_GOAL_.
Copy all of the material word for word, except for the pictures.

_DATA PROVIDED_.

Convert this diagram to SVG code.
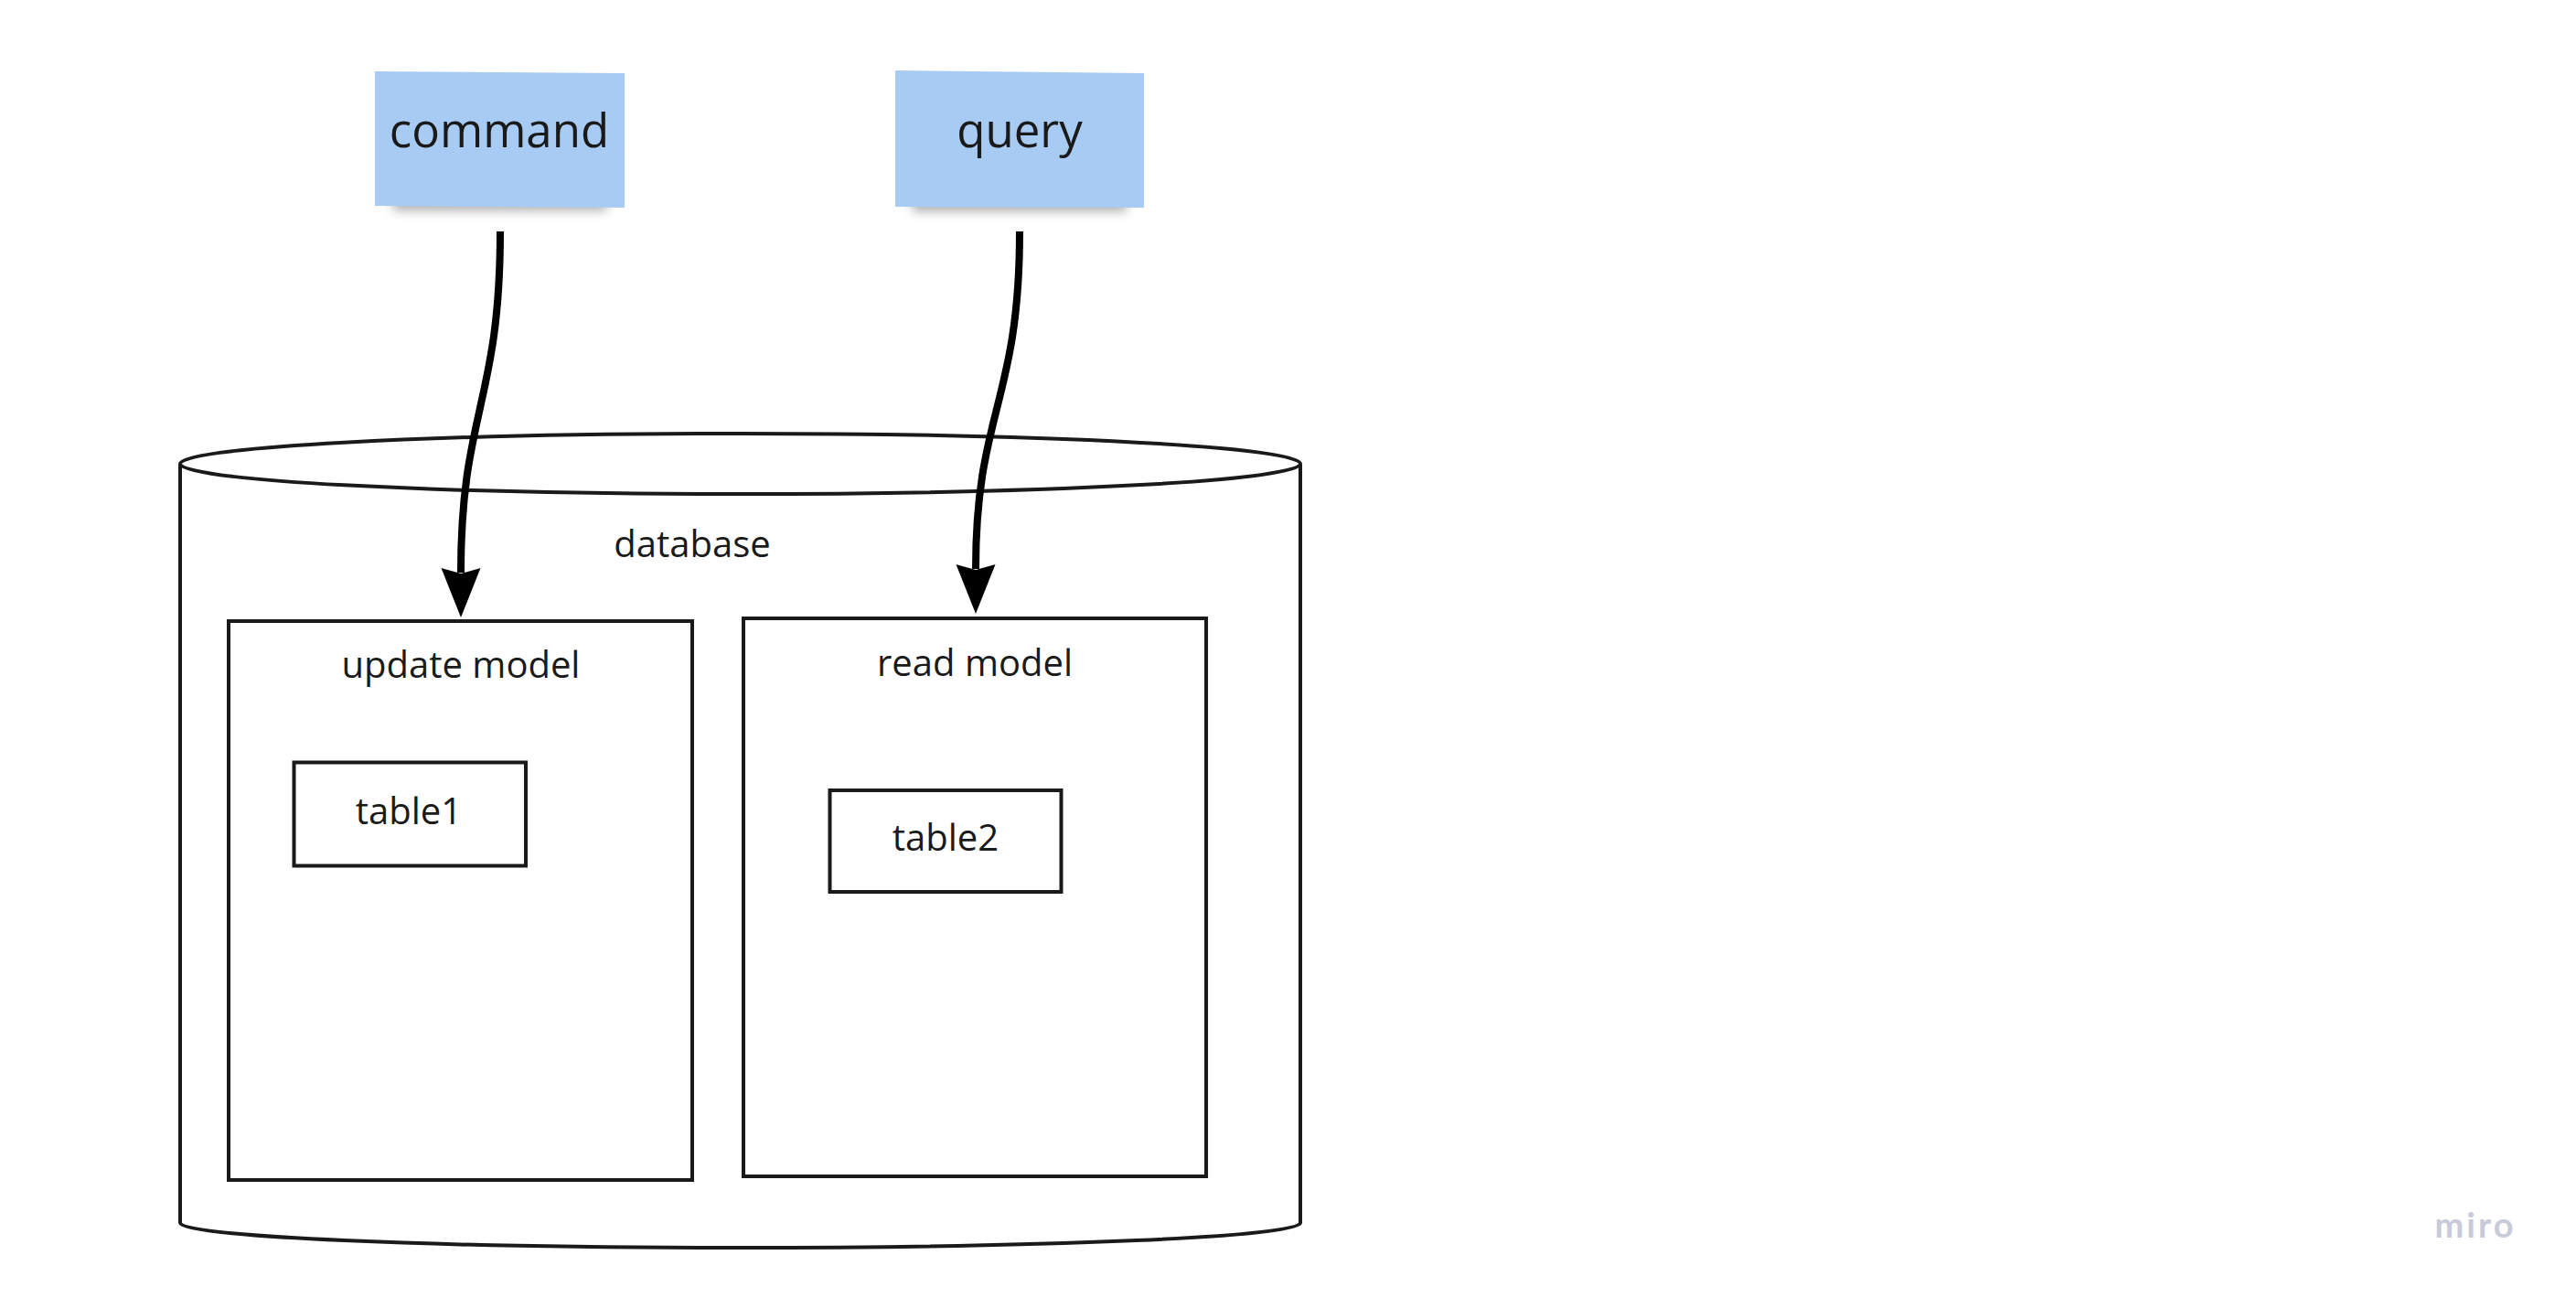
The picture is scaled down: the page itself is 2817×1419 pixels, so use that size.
<svg xmlns="http://www.w3.org/2000/svg" width="2817" height="1419" viewBox="0 0 2817 1419">
<style>
.lbl{font-family:"Open Sans","Noto Sans","Liberation Sans",sans-serif;fill:#1a1a1a;text-anchor:middle}
.big{font-size:51px}
.small{font-size:40px}
.box{fill:#ffffff;stroke:#1a1a1a;stroke-width:4}
.sticky{fill:#a7cbf3}
.conn{fill:none;stroke:#000000;stroke-width:8}
</style>
<defs>
<marker id="arrow" markerUnits="userSpaceOnUse" markerWidth="60" markerHeight="50" viewBox="-2 -25 60 50" refX="5" refY="0" orient="auto">
<path d="M0,-21.5 L54,0 L0,21.5 L6,0 Z" fill="#000000"/>
</marker>
<filter id="shadow" x="-20%" y="-100%" width="140%" height="300%">
<feGaussianBlur stdDeviation="6"/>
</filter>
</defs>
<rect width="2817" height="1419" fill="#ffffff"/>

<g id="database">
<path class="box" d="M197,507 L197,1337 A612.5,27 0 0 0 1422,1337 L1422,507"/>
<ellipse cx="809.5" cy="507" rx="612.5" ry="33" fill="#ffffff" stroke="#1a1a1a" stroke-width="4"/>
<text class="lbl small" x="757" y="609">database</text>
</g>

<g id="update-model">
<rect class="box" x="250" y="679" width="507" height="611"/>
<text class="lbl small" x="504" y="741">update model</text>
</g>

<g id="read-model">
<rect class="box" x="813" y="676" width="506" height="610"/>
<text class="lbl small" x="1066" y="739">read model</text>
</g>

<g id="table1">
<rect class="box" x="321.5" y="833.5" width="253.5" height="113"/>
<text class="lbl small" x="447" y="901">table1</text>
</g>

<g id="table2">
<rect class="box" x="907.5" y="864" width="253" height="111"/>
<text class="lbl small" x="1034" y="930">table2</text>
</g>

<g id="command">
<rect x="430" y="208" width="234" height="22" fill="#6b6b6b" opacity="0.55" filter="url(#shadow)"/>
<polygon class="sticky" points="410,78 683,80 683,227 410,225"/>
<text class="lbl big" x="546" y="161">command</text>
</g>

<g id="query">
<rect x="998" y="209" width="234" height="22" fill="#6b6b6b" opacity="0.55" filter="url(#shadow)"/>
<polygon class="sticky" points="979,77 1251,80 1251,227 979,226"/>
<text class="lbl big" x="1115" y="161">query</text>
</g>

<g id="connectors">
<path class="conn" d="M547,253 C547,440 504,450 504,626" marker-end="url(#arrow)"/>
<path class="conn" d="M1115,253 C1115,440 1067,450 1067,622" marker-end="url(#arrow)"/>
</g>

<text x="2707" y="1353" font-family="Lato,'Open Sans',sans-serif" font-size="38" font-weight="700" fill="#c9cad9" text-anchor="middle" letter-spacing="3">miro</text>
</svg>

_RESPONSE TO THE EXERCISE_.
Convert this diagram to SVG code.
The picture is scaled down: the page itself is 2817×1419 pixels, so use that size.
<svg xmlns="http://www.w3.org/2000/svg" width="2817" height="1419" viewBox="0 0 2817 1419">
<style>
.lbl{font-family:"Open Sans","Noto Sans","Liberation Sans",sans-serif;fill:#1a1a1a;text-anchor:middle}
.big{font-size:51px}
.small{font-size:40px}
.box{fill:#ffffff;stroke:#1a1a1a;stroke-width:4}
.sticky{fill:#a7cbf3}
.conn{fill:none;stroke:#000000;stroke-width:8}
</style>
<defs>
<marker id="arrow" markerUnits="userSpaceOnUse" markerWidth="60" markerHeight="50" viewBox="-2 -25 60 50" refX="5" refY="0" orient="auto">
<path d="M0,-21.5 L54,0 L0,21.5 L6,0 Z" fill="#000000"/>
</marker>
<filter id="shadow" x="-20%" y="-100%" width="140%" height="300%">
<feGaussianBlur stdDeviation="6"/>
</filter>
</defs>
<rect width="2817" height="1419" fill="#ffffff"/>

<g id="database">
<path class="box" d="M197,507 L197,1337 A612.5,27 0 0 0 1422,1337 L1422,507"/>
<ellipse cx="809.5" cy="507" rx="612.5" ry="33" fill="#ffffff" stroke="#1a1a1a" stroke-width="4"/>
<text class="lbl small" x="757" y="609">database</text>
</g>

<g id="update-model">
<rect class="box" x="250" y="679" width="507" height="611"/>
<text class="lbl small" x="504" y="741">update model</text>
</g>

<g id="read-model">
<rect class="box" x="813" y="676" width="506" height="610"/>
<text class="lbl small" x="1066" y="739">read model</text>
</g>

<g id="table1">
<rect class="box" x="321.5" y="833.5" width="253.5" height="113"/>
<text class="lbl small" x="447" y="901">table1</text>
</g>

<g id="table2">
<rect class="box" x="907.5" y="864" width="253" height="111"/>
<text class="lbl small" x="1034" y="930">table2</text>
</g>

<g id="command">
<rect x="430" y="208" width="234" height="22" fill="#6b6b6b" opacity="0.55" filter="url(#shadow)"/>
<polygon class="sticky" points="410,78 683,80 683,227 410,225"/>
<text class="lbl big" x="546" y="161">command</text>
</g>

<g id="query">
<rect x="998" y="209" width="234" height="22" fill="#6b6b6b" opacity="0.55" filter="url(#shadow)"/>
<polygon class="sticky" points="979,77 1251,80 1251,227 979,226"/>
<text class="lbl big" x="1115" y="161">query</text>
</g>

<g id="connectors">
<path class="conn" d="M547,253 C547,440 504,450 504,626" marker-end="url(#arrow)"/>
<path class="conn" d="M1115,253 C1115,440 1067,450 1067,622" marker-end="url(#arrow)"/>
</g>

<text x="2707" y="1353" font-family="Lato,'Open Sans',sans-serif" font-size="38" font-weight="700" fill="#c9cad9" text-anchor="middle" letter-spacing="3">miro</text>
</svg>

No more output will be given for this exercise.